On the 31st of January 2021, LGBT+ Rights Ghana opened its doors to members of the Ghanian LGBT+ community and their allies with a community centre. What should have been celebrated as a positive step in the right direction, where the rights and freedoms of LGBT+ people are respected, was instead marred by intense vitriol and backlash. Since it opened, Catholic bishops have kicked against it ,  an ‘ultra-nationalists’ politician has demanded the deportation of the European Union ambassadors who declared their support and this guy suggested laws against ‘homosexuality advocacy’. 


It’s disappointing that in 2021, LGBT+ people are still debating their existence (no, they literally are). Just when it finally feels like some progress is being made, the government unsurprisingly swoops in and clamps down like a thief in the night. On the 22nd of February 2021, president Nana Akufo-Addo ordered the LGBT+ Rights Ghana to be shut down. According to reports, a combined team of heavily armed police and plain-clothed National Security officials stormed the centre and closed it down. 

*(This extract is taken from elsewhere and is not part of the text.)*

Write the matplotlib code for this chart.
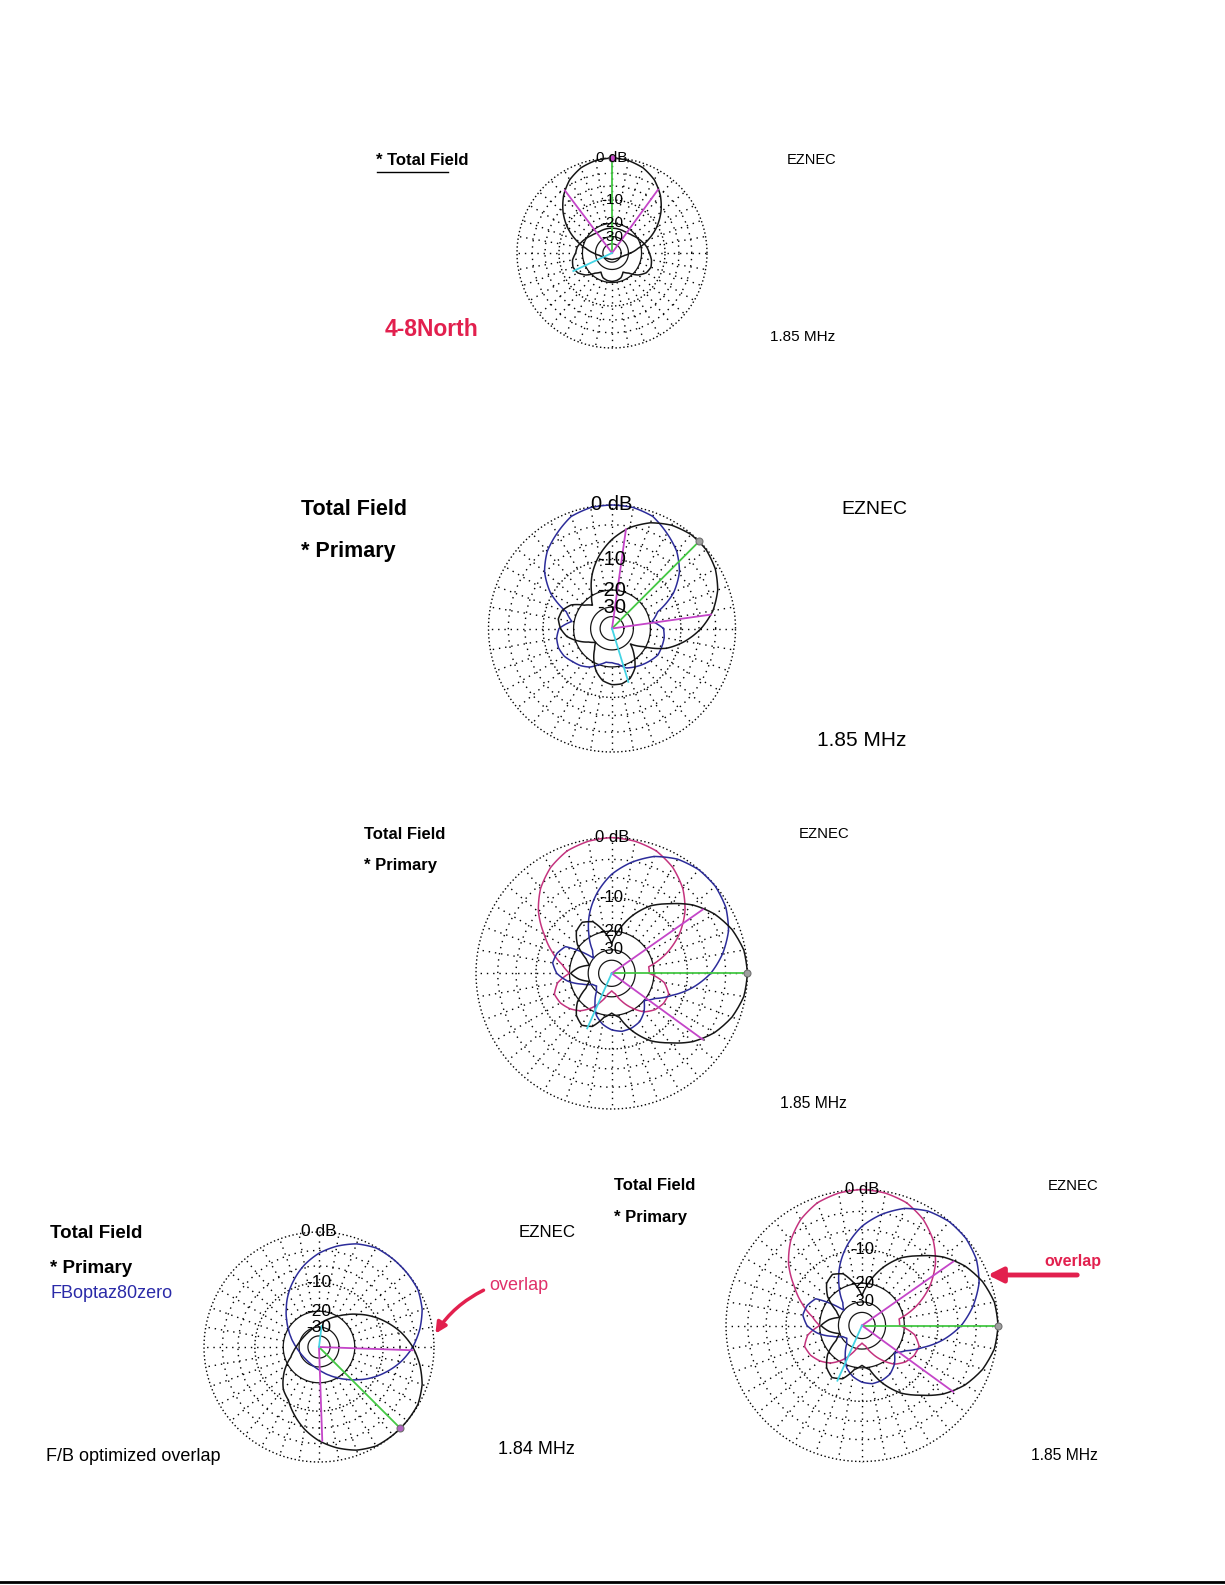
import numpy as np
import matplotlib.pyplot as plt
from matplotlib.lines import Line2D

plt.rcParams['font.family'] = ['Liberation Sans', 'DejaVu Sans']

W, H = 1225, 1585

# azimuth in degrees, counter-clockwise from east (EZNEC style)
AZIMUTH_DEG = list(range(0, 360, 10))

# ---- plot 1: 4-8North ----
P1_BLACK_MAIN = [-28, -22, -15.5, -10.5, -6.8, -4.0, -2.0, -0.8, -0.2, 0,
                 -0.2, -0.8, -2.0, -4.0, -6.8, -10.5, -15.5, -22, -28, -34,
                 -38, -40, -42, -44, -45, -46, -46, -46, -46, -46,
                 -45, -44, -42, -40, -38, -34]
P1_BLACK_INNER = [-16, -17, -18.5, -20, -21.5, -22.5, -23, -23, -23, -23,
                  -23, -23, -23, -22.5, -21.5, -20, -18.5, -17, -16.5, -14.8,
                  -14.2, -15, -17.5, -22, -25, -22, -21, -20.7, -21, -22,
                  -25, -22, -17.5, -15, -14.2, -14.8]
P1_MAX = [90, 0.0]
P1_BW = [[54, -3.3], [127, -3.3]]
P1_REAR = [205, -13.7]

# ---- plot 2 ----
P2_BLUE = [-15, -19, -16, -9.5, -5.8, -3.5, -2, -0.6, -0.1, 0,
           -0.1, -0.6, -2, -3.5, -5.8, -9.5, -16, -19, -14.5, -13.5,
           -13.3, -13.8, -15, -16, -17.5, -20, -22, -22, -21, -18.5,
           -17.5, -16.5, -15.5, -14.5, -14.5, -14.5]
P2_BLACK = [-5.6, -3.2, -1.6, -0.6, -0.1, -0.1, -0.6, -1.6, -3.2, -5.6,
            -8.8, -13, -19, -24, -21, -16.5, -14.5, -14, -15, -17,
            -21, -26, -30, -26, -21, -17, -14.5, -13.5, -13.5, -14.5,
            -17, -22, -28, -21, -13, -8.8]
P2_MAX = [45, 0.0]
P2_BW = [[82, -3.6], [8, -3.6]]
P2_REAR = [287, -13.6]

# ---- plot 3 (same run shown again in plot 5) ----
P3_PINK = [-22, -22, -14.5, -9.5, -6, -3.5, -1.8, -0.7, -0.2, 0,
           -0.2, -0.7, -1.8, -3.5, -6, -9.5, -13, -17, -20, -15.5,
           -13.7, -14.2, -15.5, -17.5, -21, -26, -32, -35, -32, -26,
           -21, -17, -15, -14, -13.8, -16]
P3_BLUE = [-5.4, -3.2, -1.5, -0.5, -0.05, -0.05, -0.5, -1.5, -3.2, -5.4,
           -8.6, -12.8, -18.6, -26, -30, -16, -14.5, -14, -15.5, -19,
           -25, -31, -33, -30, -24, -19, -16.5, -15, -14.3, -14.5,
           -15.2, -17, -20, -17, -12.8, -8.6]
P3_BLACK = [0, -0.2, -1.0, -2.3, -4.2, -6.9, -9.5, -13.5, -19, -26,
            -20, -15.5, -14.3, -15.5, -19, -26, -30, -24, -20.5, -24,
            -30, -26, -19, -15.5, -14, -15, -19, -21, -19, -13.5,
            -9.5, -6.9, -4.2, -2.3, -1.0, -0.2]
P3_MAX = [0, 0.0]
P3_BW = [[35, -3.4], [324, -3.2]]
P3_REAR = [246, -13.9]

# ---- plot 4: FBoptaz80zero, 1.84 MHz ----
P4_BLUE = [-3.5, -2.0, -0.8, -0.1, 0, 0, -0.1, -0.8, -2.0, -3.5,
           -5.5, -8, -10.8, -14, -17.2, -20.3, -23, -25.5, -27.7, -29.3,
           -30.5, -31.3, -31.7, -31.7, -31.3, -30.5, -29.3, -27.7, -25.5, -23,
           -20.3, -17.2, -14, -10.8, -8, -5.5]
P4_BLACK = [-3.5, -5.5, -8, -10.8, -14, -17.2, -20.3, -23, -25.5, -27.7,
            -29.3, -30.5, -31.3, -31.7, -31.7, -31.3, -30.5, -29.3, -27.7, -25.5,
            -23, -19, -15.5, -12.5, -10.8, -8, -5.5, -3.5, -2.0, -0.8,
            -0.1, 0, 0, -0.1, -0.8, -2.0]
P4_MAX = [315, 0.0]
P4_BW = [[358, -3.5], [272, -3.5]]
P4_REAR = [83, -29]

RING_LABELS = ['0 dB', '-10', '-20', '-30']
RING_DB = [0, -10, -20, -30]

BLACK = '#151515'
BLUE = '#2c2c9a'
PINK = '#c4337e'
VIOLET = '#c445c8'
GREEN = '#44c844'
CYAN = '#44d4e4'
RED = '#e2204e'


def arrl_fwd(db):
    # ARRL log scale: 2 dB per 0.89 of radius
    return 0.89 ** (-np.asarray(db, dtype=float) / 2.0)


def arrl_inv(r):
    return -2.0 * np.log(np.clip(np.asarray(r, dtype=float), 1e-12, None)) / np.log(0.89)


def pattern_axes(fig, cx, cy, R, fs):
    ax = fig.add_axes([(cx - R) / W, 1 - (cy + R) / H, 2 * R / W, 2 * R / H],
                      projection='polar')
    ax.set_rscale('function', functions=(arrl_fwd, arrl_inv))
    ax.set_rlim(-120, 0)
    ax.set_xticks([])
    ax.set_yticks([])
    ax.grid(False)
    ax.spines['polar'].set_visible(False)
    ax.patch.set_alpha(0)

    ring = np.linspace(0, 2 * np.pi, 721)
    for db, ls in [(0, (0, (1, 1.8))), (-3, (0, (1, 3.5))), (-6, (0, (1, 3.5))),
                   (-10, (0, (1, 1.8)))]:
        ax.plot(ring, np.full_like(ring, db), color='k', lw=1.0, ls=ls,
                clip_on=False, zorder=1)
    for db in (-20, -30, -40):
        ax.plot(ring, np.full_like(ring, db), color=BLACK, lw=0.9,
                clip_on=False, zorder=1)
    for a in range(0, 360, 10):
        t = np.radians(a)
        ax.plot([t, t], [-20, 0], color='k', lw=1.0, ls=(0, (1, 3.5)),
                clip_on=False, zorder=1)
    for lab, db in zip(RING_LABELS, RING_DB):
        ax.text(np.pi / 2, db, lab, ha='center', va='center', fontsize=fs,
                color='k', zorder=6)
    return ax


def trace(ax, vals, color, lw=1.1):
    th = np.radians(AZIMUTH_DEG + [360])
    ln, = ax.plot(th, list(vals) + [vals[0]], color=color, lw=lw,
                  clip_on=False, zorder=3)
    # let the polar projection bend each segment instead of drawing chords
    ln.get_path()._interpolation_steps = 12


def cursors(ax, mx, bw, rear, dot=None):
    t = np.radians(mx[0])
    ax.plot([t, t], [-120, mx[1]], color=GREEN, lw=1.3, clip_on=False, zorder=4)
    for az, db in bw:
        ta = np.radians(az)
        ax.plot([ta, ta], [-120, db], color=VIOLET, lw=1.3, clip_on=False, zorder=4)
    tr = np.radians(rear[0])
    ax.plot([tr, tr], [-120, rear[1]], color=CYAN, lw=1.3, clip_on=False, zorder=4)
    ax.plot([t], [mx[1]], 'o', ms=5, mfc=dot or '#a0a0a0', mec='#707070',
            mew=0.8, clip_on=False, zorder=5)


def ftext(x, y, s, fs, bold=False, color='k'):
    fig.text(x / W, 1 - y / H, s, fontsize=fs, color=color, ha='left',
             va='center_baseline', fontweight='bold' if bold else 'normal')


fig = plt.figure(figsize=(W / 100, H / 100), dpi=100)
fig.patch.set_facecolor('white')

# plot 1
ax1 = pattern_axes(fig, 612, 253, 95, 11)
trace(ax1, P1_BLACK_INNER, BLACK)
trace(ax1, P1_BLACK_MAIN, BLACK)
cursors(ax1, P1_MAX, P1_BW, P1_REAR, dot=VIOLET)
ftext(376, 158.7, '* Total Field', 12, bold=True)
fig.add_artist(Line2D([377 / W, 448 / W], [1 - 172 / H] * 2, color='k', lw=1.0))
ftext(787, 158.7, 'EZNEC', 10.5)
ftext(385, 327.5, '4-8North', 16.5, bold=True, color=RED)
ftext(770, 335.5, '1.85 MHz', 11)

# plot 2
ax2 = pattern_axes(fig, 612, 628.5, 123.5, 14.5)
trace(ax2, P2_BLUE, BLUE)
trace(ax2, P2_BLACK, BLACK)
cursors(ax2, P2_MAX, P2_BW, P2_REAR)
ftext(301, 507.4, 'Total Field', 15.5, bold=True)
ftext(301, 548.8, '* Primary', 15.5, bold=True)
ftext(841, 507.4, 'EZNEC', 14)
ftext(816.7, 738.8, '1.85 MHz', 15)

# plot 3
ax3 = pattern_axes(fig, 611.7, 973.3, 135.7, 12)
trace(ax3, P3_PINK, PINK)
trace(ax3, P3_BLUE, BLUE)
trace(ax3, P3_BLACK, BLACK)
cursors(ax3, P3_MAX, P3_BW, P3_REAR)
ftext(364, 832.8, 'Total Field', 12, bold=True)
ftext(364, 864, '* Primary', 12, bold=True)
ftext(798.5, 832.8, 'EZNEC', 10.7)
ftext(780.3, 1101.7, '1.85 MHz', 11.3)

# plot 4
ax4 = pattern_axes(fig, 319, 1347, 115, 12.5)
trace(ax4, P4_BLUE, BLUE)
trace(ax4, P4_BLACK, BLACK)
cursors(ax4, P4_MAX, P4_BW, P4_REAR, dot='#b060c0')
ftext(50.5, 1231, 'Total Field', 13.5, bold=True)
ftext(50.5, 1266.4, '* Primary', 13.5, bold=True)
ftext(50.5, 1291.7, 'FBoptaz80zero', 13, color='#2a2aa8')
ftext(518.5, 1231, 'EZNEC', 12.2)
ftext(489, 1283.6, 'overlap', 13, color='#e0306a')
ftext(498, 1448, '1.84 MHz', 13)
ftext(46.5, 1454.4, 'F/B optimized overlap', 13)
fig.add_artist(plt.Annotation('', xy=(434 / W, 1 - 1336 / H), xytext=(486 / W, 1 - 1289 / H),
                              xycoords='figure fraction', textcoords='figure fraction',
                              arrowprops=dict(arrowstyle='-|>', color=RED, lw=2.5,
                                              mutation_scale=16,
                                              connectionstyle='arc3,rad=0.15')))

# plot 5 (same patterns as plot 3)
ax5 = pattern_axes(fig, 862, 1325.5, 136, 12)
trace(ax5, P3_PINK, PINK)
trace(ax5, P3_BLUE, BLUE)
trace(ax5, P3_BLACK, BLACK)
cursors(ax5, P3_MAX, P3_BW, P3_REAR)
ftext(613.5, 1184.5, 'Total Field', 12, bold=True)
ftext(613.5, 1216, '* Primary', 12, bold=True)
ftext(1048, 1184.5, 'EZNEC', 10.7)
ftext(1044, 1260, 'overlap', 11.5, bold=True, color=RED)
ftext(1031, 1454.4, '1.85 MHz', 11.3)
fig.add_artist(plt.Annotation('', xy=(985 / W, 1 - 1275 / H), xytext=(1080 / W, 1 - 1275 / H),
                              xycoords='figure fraction', textcoords='figure fraction',
                              arrowprops=dict(arrowstyle='-|>', color=RED, lw=3.5,
                                              mutation_scale=22)))

# frame line at the bottom of the page
fig.add_artist(Line2D([0, 1], [1 - 1582 / H] * 2, color='k', lw=2))

fig.savefig('out.png', dpi=100, facecolor='white')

Currently, LGBT+ people in Ghana are facing increased levels of verbal and physical attacks, with some even receiving death threats. While these attacks on their citizens carry on, lawmakers remain chilling silent in the face of these adversities, preferring to divert their energy to spewing homophobic rhetoric. Phrases like ‘it’s against our culture’ and ‘it’s immoral’ are things we hear too often during these times, making it seemingly easier for elected officials, who are tasked with protecting the rights of their citizens, to turn a deaf ear to the violence. What these phrases also do is provide avenues that excuse and encourage attacks on LGBT+ people. 


Shutting down the LGBT+ Rights Ghana centre sends a clear message about what lives the government values and what lives it doesn’t. Like in Nigeria, and many African countries (38 out of 53 to be exact!) where homosexuality is still criminalized, legislative restrictions on sexual desires and practices are unethical infringements on human rights. 

Organizations such as LGBT+Rights Ghana are doing the necessary work to overrule harmful laws that narrowly define normality and must be protected at all costs. Let’s be clear: the lives of LGBT+ should not be up for debate.  Lawmakers should spend more time safeguarding the rights of all their citizens, not just the select few that fit into their ideas of normalcy and acceptability.